- Directive
Return the lines that follow, exactly as they appear, from the first through the one containing "const points = beratValues.map((x, i)"; no pictures are to be included.

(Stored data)
begin

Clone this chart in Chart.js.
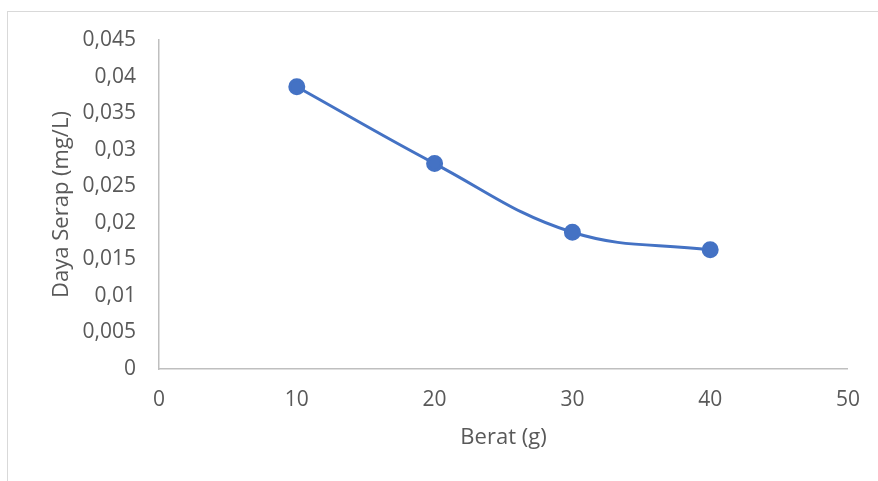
<!DOCTYPE html>
<html>
<head>
<meta charset="utf-8">
<script src="https://cdn.jsdelivr.net/npm/chart.js@4"></script>
<style>
  html, body { margin: 0; padding: 0; background: #fff; }
  #wrap { position: relative; width: 878px; height: 481px; overflow: hidden; }
  #frame { position: absolute; left: 7px; top: 11px; width: 900px; height: 500px; border: 1px solid #d9d9d9; box-sizing: border-box; }
  canvas { position: absolute; left: 0; top: 0; }
</style>
</head>
<body>
<div id="wrap">
  <div id="frame"></div>
  <canvas id="chart" width="878" height="481"></canvas>
</div>
<script>
const beratValues = [10, 20, 30, 40];
const dayaSerapValues = [0.0386, 0.0281, 0.0187, 0.0163];
const xTicks = [0, 10, 20, 30, 40, 50];
const yTicks = [0, 0.005, 0.01, 0.015, 0.02, 0.025, 0.03, 0.035, 0.04, 0.045];

const textColor = "#595959";
const fontFamily = "'Open Sans', sans-serif";

const fmt = v => String(Math.round(v * 1000) / 1000).replace(".", ",");

const points = beratValues.map((x, i) => ({ x: x, y: dayaSerapValues[i] }));

new Chart(document.getElementById("chart"), {
  type: "scatter",
  data: {
    datasets: [{
      label: "Daya Serap",
      data: points,
      showLine: true,
      borderColor: "#4472C4",
      backgroundColor: "#4472C4",
      borderWidth: 3,
      pointRadius: 7,
      pointHoverRadius: 7,
      tension: 0.4
    }]
  },
  options: {
    responsive: false,
    animation: false,
    layout: { padding: { left: 49, top: 40, right: 27, bottom: 30 } },
    plugins: { legend: { display: false }, tooltip: { enabled: false } },
    scales: {
      x: {
        type: "linear",
        min: 0,
        max: 50,
        afterBuildTicks: s => { s.ticks = xTicks.map(v => ({ value: v })); },
        afterFit: s => { s.height = 481 - 369 - 30; },
        grid: { display: false, drawTicks: false },
        border: { display: true, color: "#bfbfbf", width: 1.5 },
        ticks: { color: textColor, font: { family: fontFamily, size: 21 }, padding: 18, maxRotation: 0 },
        title: { display: true, text: "Berat (g)", color: textColor, font: { family: fontFamily, size: 22 }, padding: 0 }
      },
      y: {
        min: 0,
        max: 0.045,
        afterBuildTicks: s => { s.ticks = yTicks.map(v => ({ value: v })); },
        afterFit: s => { s.width = 159 - 49; },
        grid: { display: false, drawTicks: false },
        border: { display: true, color: "#bfbfbf", width: 1.5 },
        ticks: { color: textColor, font: { family: fontFamily, size: 21 }, padding: 23, callback: v => fmt(v) },
        title: { display: true, text: "Daya Serap (mg/L)", color: textColor, font: { family: fontFamily, size: 22 }, padding: 0 }
      }
    }
  }
});
</script>
</body>
</html>
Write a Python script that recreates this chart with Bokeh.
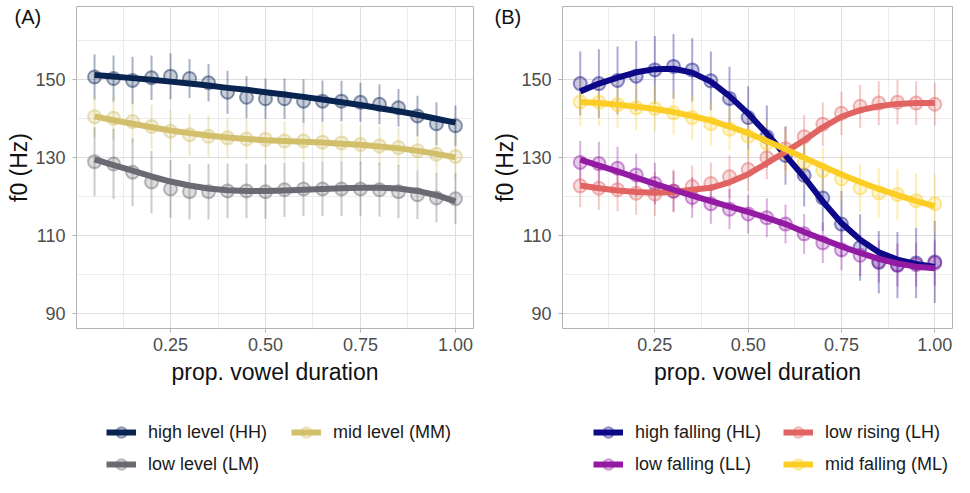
from bokeh.plotting import figure
from bokeh.models import Range1d, FixedTicker, Legend, LegendItem, Label, ColumnDataSource
from bokeh.layouts import row, column
from bokeh.embed import file_html
from bokeh.resources import INLINE

# ---------------- data ----------------
x = [0.05, 0.10, 0.15, 0.20, 0.25, 0.30, 0.35, 0.40, 0.45, 0.50,
     0.55, 0.60, 0.65, 0.70, 0.75, 0.80, 0.85, 0.90, 0.95, 1.00]

x_ticks = [0.25, 0.50, 0.75, 1.00]
x_tick_labels = ["0.25", "0.50", "0.75", "1.00"]
x_minor = [0.125, 0.375, 0.625, 0.875]
y_ticks = [90, 110, 130, 150]
y_minor = [100, 120, 140, 160]

# Panel A: level tones
a_labels = ["high level (HH)", "mid level (MM)", "low level (LM)"]
a_colors = ["#0a2452", "#d2bf6c", "#696a72"]
hh_mean = [150.7, 150.3, 149.8, 150.5, 150.9, 150.3, 149.2, 146.8, 145.5, 145.1,
           145.1, 144.5, 144.5, 144.5, 144.2, 143.7, 142.8, 140.7, 138.7, 138.2]
hh_err = [5.8, 5.9, 6.1, 5.7, 5.9, 5.0, 4.8, 5.5, 5.4, 5.2,
          5.2, 5.6, 5.3, 5.2, 5.0, 5.1, 4.8, 5.2, 5.5, 5.2]
hh_fit = [151.2, 150.8, 150.4, 150.0, 149.5, 149.0, 148.5, 147.9, 147.4, 146.8,
          146.2, 145.6, 144.9, 144.2, 143.5, 142.7, 141.9, 141.0, 140.0, 139.0]
mm_mean = [140.5, 140.1, 139.3, 138.0, 136.8, 135.9, 135.5, 135.1, 134.8, 134.7,
           134.3, 134.3, 134.0, 133.8, 133.4, 133.0, 132.6, 131.8, 130.9, 130.3]
mm_err = [5.4, 5.5, 5.6, 5.6, 5.5, 5.4, 5.3, 5.2, 5.2, 5.1,
          5.0, 5.0, 5.1, 5.1, 5.0, 5.0, 5.0, 5.1, 5.2, 5.4]
mm_fit = [140.6, 139.6, 138.7, 137.8, 137.0, 136.3, 135.7, 135.2, 134.8, 134.5,
          134.3, 134.1, 133.9, 133.6, 133.3, 132.9, 132.4, 131.8, 131.0, 130.1]
lm_mean = [129.0, 128.4, 126.3, 123.8, 122.0, 121.3, 121.3, 121.5, 121.5, 121.3,
           121.8, 122.0, 122.0, 122.0, 122.0, 121.8, 121.3, 120.5, 119.7, 119.5]
lm_err = [8.8, 9.0, 8.7, 8.0, 7.4, 7.1, 7.1, 7.0, 7.0, 7.0,
          7.0, 7.0, 7.0, 7.0, 7.0, 6.9, 6.8, 6.2, 6.3, 6.5]
lm_fit = [129.6, 128.1, 126.7, 125.2, 123.9, 122.9, 122.1, 121.7, 121.5, 121.5,
          121.6, 121.8, 122.0, 122.2, 122.3, 122.3, 122.1, 121.5, 120.4, 118.8]

# Panel B: contour tones
b_labels = ["high falling (HL)", "low rising (LH)", "low falling (LL)", "mid falling (ML)"]
b_colors = ["#0d0887", "#e16462", "#931ba3", "#fcce25"]
hl_mean = [149.0, 149.0, 149.8, 150.9, 152.5, 153.4, 152.5, 149.7, 145.2, 140.3,
           135.4, 130.6, 125.5, 119.7, 113.0, 107.0, 103.2, 102.5, 103.0, 103.3]
hl_err = [8.2, 8.8, 8.7, 9.0, 8.7, 8.3, 8.1, 7.5, 8.1, 8.0,
          8.0, 7.5, 8.0, 8.5, 8.5, 8.5, 8.0, 8.5, 9.0, 10.5]
hl_fit = [147.0, 149.0, 150.5, 151.9, 152.7, 152.8, 151.8, 149.5, 145.8, 141.3,
          136.2, 130.6, 125.0, 118.8, 113.3, 109.0, 105.8, 103.9, 102.8, 102.0]
lh_mean = [122.8, 122.2, 121.8, 120.9, 120.7, 121.5, 122.6, 123.4, 125.1, 127.0,
           130.0, 132.3, 135.4, 138.6, 141.4, 143.2, 144.0, 144.2, 144.0, 143.7]
lh_err = [5.5, 5.6, 5.5, 5.5, 5.6, 5.5, 5.4, 5.4, 5.5, 5.5,
          5.5, 5.6, 5.6, 5.6, 5.6, 5.5, 5.6, 5.7, 5.6, 5.5]
lh_fit = [122.9, 122.2, 121.6, 121.2, 121.0, 121.2, 121.8, 122.3, 123.7, 125.8,
          128.6, 131.5, 134.5, 137.8, 140.5, 142.2, 143.2, 143.8, 144.0, 144.0]
ll_mean = [128.8, 128.5, 127.3, 125.6, 123.4, 121.4, 119.8, 118.2, 116.8, 115.6,
           114.6, 113.0, 110.5, 108.2, 106.4, 105.0, 103.4, 102.5, 102.6, 103.0]
ll_err = [5.5, 5.6, 5.5, 5.4, 5.3, 5.2, 5.2, 5.1, 5.1, 5.0,
          5.0, 5.0, 5.1, 5.2, 5.2, 5.3, 5.4, 5.5, 5.6, 5.8]
ll_fit = [129.5, 128.0, 126.5, 124.9, 123.3, 121.8, 120.3, 118.9, 117.5, 116.1,
          114.6, 113.0, 111.0, 109.1, 107.3, 105.6, 104.1, 102.9, 102.1, 101.7]
ml_mean = [144.3, 144.2, 143.6, 142.8, 142.6, 141.5, 140.3, 138.7, 137.3, 135.5,
           133.7, 131.3, 128.8, 126.7, 124.6, 122.3, 121.0, 120.6, 119.0, 118.2]
ml_err = [6.2, 6.0, 6.0, 5.8, 5.8, 5.7, 5.6, 5.6, 5.6, 5.6,
          5.6, 5.7, 5.8, 5.9, 6.0, 6.2, 6.4, 6.6, 7.0, 7.5]
ml_fit = [144.3, 144.0, 143.6, 143.1, 142.5, 141.7, 140.7, 139.5, 138.0, 136.3,
          134.3, 132.2, 130.0, 127.8, 125.7, 123.8, 122.0, 120.4, 118.9, 117.6]

a_series = [(hh_mean, hh_err, hh_fit), (mm_mean, mm_err, mm_fit), (lm_mean, lm_err, lm_fit)]
b_series = [(hl_mean, hl_err, hl_fit), (lh_mean, lh_err, lh_fit), (ll_mean, ll_err, ll_fit), (ml_mean, ml_err, ml_fit)]

FONT = "Liberation Sans"
FRAME_H = 322
MAIN_BOTTOM = 90
LEG_H = 477 - (6 + FRAME_H + MAIN_BOTTOM)
TAG_Y = 404   # measured upward from the bottom of the tag's side panel


def sources(series):
    out = []
    for m, e, f in series:
        out.append(ColumnDataSource(dict(
            x=x, m=m, f=f,
            lo=[a - b for a, b in zip(m, e)],
            hi=[a + b for a, b in zip(m, e)])))
    return out


def make_panel(tag, colors, series, border_left, frame_w, border_right, tag_x):
    p = figure(frame_width=frame_w, frame_height=FRAME_H,
               min_border_left=border_left, min_border_right=border_right,
               min_border_top=6, min_border_bottom=MAIN_BOTTOM,
               x_range=Range1d(0.0025, 1.0475), y_range=Range1d(86.25, 168.75),
               output_backend="svg", toolbar_location=None,
               x_axis_label="prop. vowel duration", y_axis_label="f0 (Hz)")
    p.background_fill_color = "white"
    p.border_fill_color = "white"
    p.outline_line_color = "#b3b3b3"
    p.outline_line_width = 1

    p.xaxis.ticker = FixedTicker(ticks=x_ticks, minor_ticks=x_minor)
    p.xaxis.major_label_overrides = {t: l for t, l in zip(x_ticks, x_tick_labels)}
    p.yaxis.ticker = FixedTicker(ticks=y_ticks, minor_ticks=y_minor)
    for ax in (p.xaxis, p.yaxis):
        ax.axis_line_color = None
        ax.major_tick_line_color = "#b3b3b3"
        ax.major_tick_out = 4
        ax.major_tick_in = 0
        ax.minor_tick_line_color = None
        ax.major_label_text_font = FONT
        ax.major_label_text_font_size = "18px"
        ax.major_label_text_color = "#4d4d4d"
        ax.axis_label_text_font = FONT
        ax.axis_label_text_font_size = "23px"
        ax.axis_label_text_font_style = "normal"
        ax.axis_label_text_color = "#111111"
    p.xaxis.major_label_standoff = 5
    p.xaxis.axis_label_standoff = 5
    p.yaxis.major_label_standoff = 7
    p.yaxis.axis_label_standoff = 0

    for g in (p.xgrid, p.ygrid):
        g.grid_line_color = "#dedede"
        g.grid_line_width = 1
        g.minor_grid_line_color = "#ececec"
        g.minor_grid_line_width = 1

    srcs = sources(series)
    for src, c in zip(srcs, colors):
        p.segment(x0="x", y0="lo", x1="x", y1="hi", source=src,
                  line_color=c, line_alpha=0.35, line_width=2)
    for src, c in zip(srcs, colors):
        p.scatter("x", "m", source=src, marker="circle", size=13,
                  fill_color=c, fill_alpha=0.22, line_color=c,
                  line_alpha=0.45, line_width=2)
    for src, c in zip(srcs, colors):
        p.line("x", "f", source=src, line_color=c, line_width=6, line_join="round")

    # panel tag: placed in a side panel (not clipped to the frame)
    p.add_layout(Label(x=tag_x, y=TAG_Y, x_units="screen", y_units="screen",
                       text=tag, text_baseline="top", text_align="left",
                       text_font=FONT, text_font_size="20px",
                       text_color="#111111"), "below")
    return p


def make_legend(labels, colors, series, width, border_left, label_w):
    q = figure(width=width, height=LEG_H, min_border_left=border_left,
               min_border_right=0, min_border_top=max(LEG_H - 58, 0), min_border_bottom=0,
               x_range=Range1d(10, 11), y_range=Range1d(10, 11),
               x_axis_type=None, y_axis_type=None,
               output_backend="svg", toolbar_location=None)
    q.outline_line_color = None
    q.xgrid.visible = False
    q.ygrid.visible = False
    q.border_fill_color = "white"
    q.background_fill_color = "white"
    items = []
    for src, c, lab in zip(sources(series), colors, labels):
        ln = q.line("x", "f", source=src, line_color=c, line_width=6)
        dt = q.scatter("x", "m", source=src, marker="circle", size=12,
                       fill_color=c, fill_alpha=0.22, line_color=c,
                       line_alpha=0.4, line_width=2)
        items.append(LegendItem(label=lab, renderers=[ln, dt]))
    leg = Legend(items=items, orientation="horizontal", ncols=2,
                 location="top_left", glyph_width=30, glyph_height=26,
                 label_standoff=12, spacing=6, padding=0, margin=0,
                 label_width=label_w,
                 border_line_color=None, background_fill_alpha=0,
                 label_text_font=FONT, label_text_font_size="18px",
                 label_text_color="#1a1a1a")
    q.add_layout(leg, "center")
    return q


pA = make_panel("(A)", a_colors, a_series, 76, 397, 5, -62)
pB = make_panel("(B)", b_colors, b_series, 84, 390, 1, -68)
lA = make_legend(a_labels, a_colors, a_series, 478, 106, 137)
lB = make_legend(b_labels, b_colors, b_series, 475, 115, 142)

layout = column(row(pA, pB), row(lA, lB))
open("out.html", "w").write(file_html(layout, INLINE))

end

- Correct response
Clone this chart in Chart.js.
<!DOCTYPE html>
<html>
<head>
<meta charset="utf-8">
<script src="https://cdn.jsdelivr.net/npm/chart.js@4"></script>
<style>
  html, body { margin: 0; padding: 0; background: #fff; }
  #wrap { position: relative; width: 878px; height: 481px; overflow: hidden; }
  #frame { position: absolute; left: 7px; top: 11px; width: 900px; height: 500px; border: 1px solid #d9d9d9; box-sizing: border-box; }
  canvas { position: absolute; left: 0; top: 0; }
</style>
</head>
<body>
<div id="wrap">
  <div id="frame"></div>
  <canvas id="chart" width="878" height="481"></canvas>
</div>
<script>
const beratValues = [10, 20, 30, 40];
const dayaSerapValues = [0.0386, 0.0281, 0.0187, 0.0163];
const xTicks = [0, 10, 20, 30, 40, 50];
const yTicks = [0, 0.005, 0.01, 0.015, 0.02, 0.025, 0.03, 0.035, 0.04, 0.045];

const textColor = "#595959";
const fontFamily = "'Open Sans', sans-serif";

const fmt = v => String(Math.round(v * 1000) / 1000).replace(".", ",");

const points = beratValues.map((x, i) => ({ x: x, y: dayaSerapValues[i] }));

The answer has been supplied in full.